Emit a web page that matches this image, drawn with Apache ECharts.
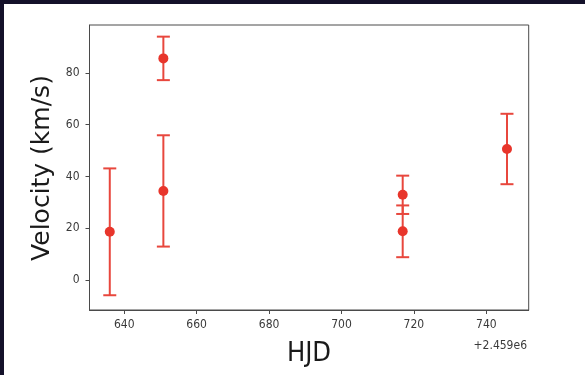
<!DOCTYPE html>
<html>
<head>
<meta charset="utf-8">
<script src="https://cdn.jsdelivr.net/npm/echarts@6/dist/echarts.min.js"></script>
<style>
html,body{margin:0;padding:0;background:#fff;}
#wrap{position:relative;width:585px;height:375px;background:#14112a;}
#chart{position:absolute;left:4px;top:4px;width:581px;height:371px;background:#fff;}
</style>
</head>
<body>
<div id="wrap"><div id="chart"></div></div>
<script>
// HJD offset (values below are HJD - 2.459e6)
const OFFSET_LABEL = '+2.459e6';
const hjd = [636.0, 650.8, 650.8, 716.9, 716.9, 745.7];
const velocity = [18.6, 85.6, 34.4, 32.9, 18.8, 50.6];
const velErr = [24.5, 8.4, 21.5, 7.4, 10.0, 13.6];
const xTicks = [640, 660, 680, 700, 720, 740];
const yTicks = [0, 20, 40, 60, 80];

const chart = echarts.init(document.getElementById('chart'), null, {renderer: 'canvas'});
const pts = hjd.map((x, i) => [x, velocity[i], velErr[i]]);
const red = '#e8352b';
const errRed = '#e8473d';
const font = "'DejaVu Sans Condensed', 'DejaVu Sans', sans-serif";

chart.setOption({
  animation: false,
  grid: {left: 85.5, right: 56.3, top: 21, bottom: 65, show: true, borderColor: '#4a4a4a', borderWidth: 1, containLabel: false},
  xAxis: {
    type: 'value', min: 630.4, max: 751.7,
    axisLine: {show: true, onZero: false, lineStyle: {color: '#4a4a4a', width: 1}},
    axisTick: {show: true, length: 4, customValues: xTicks, lineStyle: {color: '#4a4a4a'}},
    axisLabel: {customValues: xTicks, color: '#3a3a3a', fontSize: 12, fontFamily: font, margin: 9},
    splitLine: {show: false}
  },
  yAxis: {
    type: 'value', min: -11.6, max: 98.5,
    axisLine: {show: true, onZero: false, lineStyle: {color: '#4a4a4a', width: 1}},
    axisTick: {show: true, length: 4, customValues: yTicks, lineStyle: {color: '#4a4a4a'}},
    axisLabel: {customValues: yTicks, color: '#3a3a3a', fontSize: 12, fontFamily: font, margin: 10},
    splitLine: {show: false}
  },
  graphic: [
    {type: 'text', x: 38, y: 164, rotation: Math.PI / 2, style: {text: 'Velocity (km/s)', font: "25px 'DejaVu Sans', sans-serif", fill: '#1a1a1a', align: 'center', verticalAlign: 'middle'}},
    {type: 'text', x: 305, y: 350, style: {text: 'HJD', font: "27px 'DejaVu Sans Condensed', 'DejaVu Sans', sans-serif", fill: '#1a1a1a', align: 'center', verticalAlign: 'middle'}},
    {type: 'text', x: 523, y: 342, style: {text: OFFSET_LABEL, font: "12px 'DejaVu Sans Condensed', 'DejaVu Sans', sans-serif", fill: '#3a3a3a', align: 'right', verticalAlign: 'middle'}}
  ],
  series: [
    {
      type: 'custom',
      data: pts,
      renderItem: function (params, api) {
        const x = api.value(0), y = api.value(1), e = api.value(2);
        const top = api.coord([x, y + e]);
        const bot = api.coord([x, y - e]);
        const cw = 6.5;
        const st = {stroke: errRed, lineWidth: 2};
        return {type: 'group', children: [
          {type: 'line', shape: {x1: top[0], y1: top[1], x2: bot[0], y2: bot[1]}, style: st},
          {type: 'line', shape: {x1: top[0] - cw, y1: top[1], x2: top[0] + cw, y2: top[1]}, style: st},
          {type: 'line', shape: {x1: bot[0] - cw, y1: bot[1], x2: bot[0] + cw, y2: bot[1]}, style: st}
        ]};
      },
      z: 2
    },
    {
      type: 'scatter',
      data: pts.map(p => [p[0], p[1]]),
      symbol: 'circle', symbolSize: 10,
      itemStyle: {color: red, opacity: 1},
      z: 3
    }
  ]
});
</script>
</body>
</html>
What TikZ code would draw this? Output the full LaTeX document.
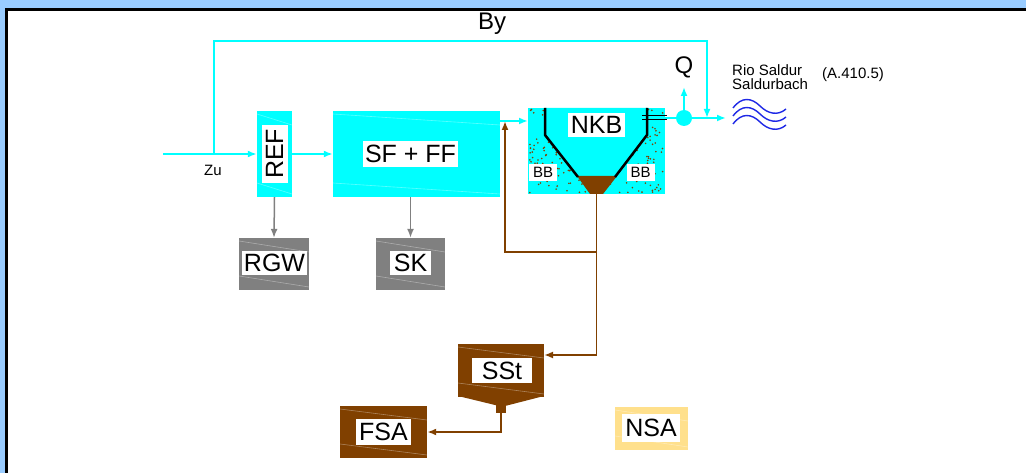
\documentclass[tikz,border=0pt]{standalone}
\usepackage{fontspec}
\setmainfont{Liberation Sans}
\usetikzlibrary{arrows.meta}

\definecolor{skyback}{RGB}{153,204,255}
\definecolor{water}{RGB}{0,255,255}
\definecolor{sludge}{RGB}{128,64,0}
\definecolor{grit}{RGB}{128,128,128}
\definecolor{sandy}{RGB}{255,224,140}
\definecolor{wave}{RGB}{30,40,230}

\tikzset{
  unit/.style={inner sep=0pt, minimum width=#1},
  grain/.style={path picture={
      \draw[white, opacity=.35, line width=.6pt]
        ([yshift=-3pt]path picture bounding box.north west) -- ([yshift=-14pt]path picture bounding box.north east)
        ([yshift=14pt]path picture bounding box.south west) -- ([yshift=3pt]path picture bounding box.south east);}},
  tag/.style={fill=white, inner sep=0pt, font=\fontsize{25}{25}\selectfont},
  small/.style={inner sep=0pt, font=\fontsize{15}{14}\selectfont},
  flow/.style={water, line width=2pt},
  mud/.style={sludge, line width=1.8pt},
  dry/.style={grit, line width=1.5pt},
  tip/.style={-{Latex[length=9pt,width=7pt]}}
}

\begin{document}
\begin{tikzpicture}[x=1pt,y=-1pt]
  \useasboundingbox (0,0) rectangle (1026,473);
  % frame
  \fill[skyback] (0,0) rectangle (1026,473);
  \fill[white] (5,8) rectangle (1026,473);
  \draw[black, line width=3pt] (6.5,473) -- (6.5,9.5) -- (1026,9.5);

  % boxes
  \node[unit=35pt, minimum height=86pt, fill=water, grain] (ref) at (274.5,154) {};
  \node[tag, rotate=90, minimum width=58pt, minimum height=26pt] (reflabel) at (ref) {REF};

  \node[unit=167pt, minimum height=86pt, fill=water, grain] (sf) at (416.5,154) {};
  \node[tag, minimum width=95pt, minimum height=26pt] (sflabel) at (410.5,154) {SF + FF};

  \node[unit=137pt, minimum height=86pt, fill=water] (nkb) at (596.5,151) {};
  \pgfmathsetseed{11}
  \foreach \i in {1,...,300}
    \fill[sludge] ({529+135*rnd},{109+84*rnd}) circle (0.9pt);
  \fill[water] (545,108) -- (545,135) -- (578,177) -- (615,177) -- (647,135) -- (647,108) -- cycle;
  \fill[sludge] (577,176) -- (617,176) -- (603,194) -- (590,194) -- cycle;
  \draw[black, line width=2.5pt] (545,108) -- (545,135) -- (578,177);
  \draw[black, line width=2.5pt] (647,108) -- (647,135) -- (615,177);
  \draw[black, line width=1pt] (642,116) -- (667,116) (642,119.5) -- (667,119.5);
  \node[tag, minimum width=57pt, minimum height=24pt] (nkblabel) at (596.5,125) {NKB};
  \node[tag, small, minimum width=28pt, minimum height=17pt] (bbleft) at (543,172.5) {BB};
  \node[tag, small, minimum width=28pt, minimum height=17pt] (bbright) at (640.5,172.5) {BB};

  \node[unit=70pt, minimum height=52pt, fill=grit, grain] (rgw) at (274,264) {};
  \node[tag, minimum width=65pt, minimum height=24pt] (rgwlabel) at (274.5,263) {RGW};
  \node[unit=69pt, minimum height=52pt, fill=grit, grain] (sk) at (410.5,264) {};
  \node[tag, minimum width=41pt, minimum height=24pt] (sklabel) at (410.5,263) {SK};

  \node[unit=86pt, minimum height=53pt, fill=sludge, grain] (sst) at (501,370.5) {};
  \fill[sludge] (458,396) -- (544,396) -- (507,405.5) -- (497,405.5) -- cycle;
  \fill[sludge] (496,405) rectangle (506,413);
  \node[tag, minimum width=60pt, minimum height=25pt] (sstlabel) at (502,370.5) {SSt};

  \node[unit=87pt, minimum height=52pt, fill=sludge, grain] (fsa) at (383.5,432) {};
  \node[tag, minimum width=55pt, minimum height=26pt] (fsalabel) at (383.5,432) {FSA};

  \node[unit=73pt, minimum height=43pt, fill=sandy, grain] (nsa) at (651.5,428.5) {};
  \node[tag, minimum width=58pt, minimum height=28pt] (nsalabel) at (651,428) {NSA};

  \node[circle, fill=water, minimum size=16pt, inner sep=0pt] (qpt) at (684,118) {};

  % texts
  \node[inner sep=0pt, font=\fontsize{24}{24}\selectfont] (bylabel) at (492,24) {By};
  \node[small] (zulabel) at (213,170) {Zu};
  \node[inner sep=0pt, font=\fontsize{24}{24}\selectfont] (qlabel) at (684,67) {Q};
  \node[small, align=left, anchor=west] (river) at (732,77.5) {Rio Saldur\\Saldurbach};
  \node[small, anchor=west] (code) at (822,75) {(A.410.5)};
  \foreach \dy in {0,8,16}
    \draw[wave, line width=1.4pt] (733,{108+\dy}) .. controls (742,{96+\dy}) and (752,{98+\dy}) .. (760,{106+\dy})
      .. controls (768,{114+\dy}) and (778,{116+\dy}) .. (786,{109+\dy});

  % water line
  \coordinate (zu) at (163,154);
  \coordinate (tee) at (214,154);
  \coordinate (bytop) at (214,41);
  \coordinate (byin) at (707,118);
  \coordinate (nkbin) at (528,121);
  \coordinate (qtop) at (684,87);
  \coordinate (outlet) at (726,118);
  \draw[flow, tip] (zu) -- (ref.west);
  \draw[flow, tip] (tee) -- (bytop) -| (byin);
  \draw[flow, tip] (ref.east) -- (sf.west);
  \draw[flow, tip] (sf.east |- nkbin) -- (nkbin);
  \draw[flow] (nkb.east |- qpt) -- (qpt.west);
  \draw[flow, tip] (qpt.north) -- (qtop);
  \draw[flow, tip] (qpt.east) -- (outlet);

  % screenings and sand
  \draw[dry, tip] (ref.south) -- (rgw.north);
  \draw[dry, tip] (sk.north |- sf.south) -- (sk.north);

  % sludge line
  \coordinate (split) at (597,252);
  \coordinate (ret) at (505,121);
  \coordinate (sstin) at (544,355);
  \coordinate (spout) at (501,413);
  \draw[mud, tip] (nkb.south) |- (sstin);
  \draw[mud, tip] (split) -| (ret);
  \draw[mud, tip] (spout) |- (fsa.east);
\end{tikzpicture}
\end{document}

....................

→ TASK STATEMENT:
Find the word "code" in the entries above and gather every line that holds it.

→ EXPECTED OUTPUT:
What TikZ code would draw this? Output the full LaTeX document.
  \node[small, anchor=west] (code) at (822,75) {(A.410.5)};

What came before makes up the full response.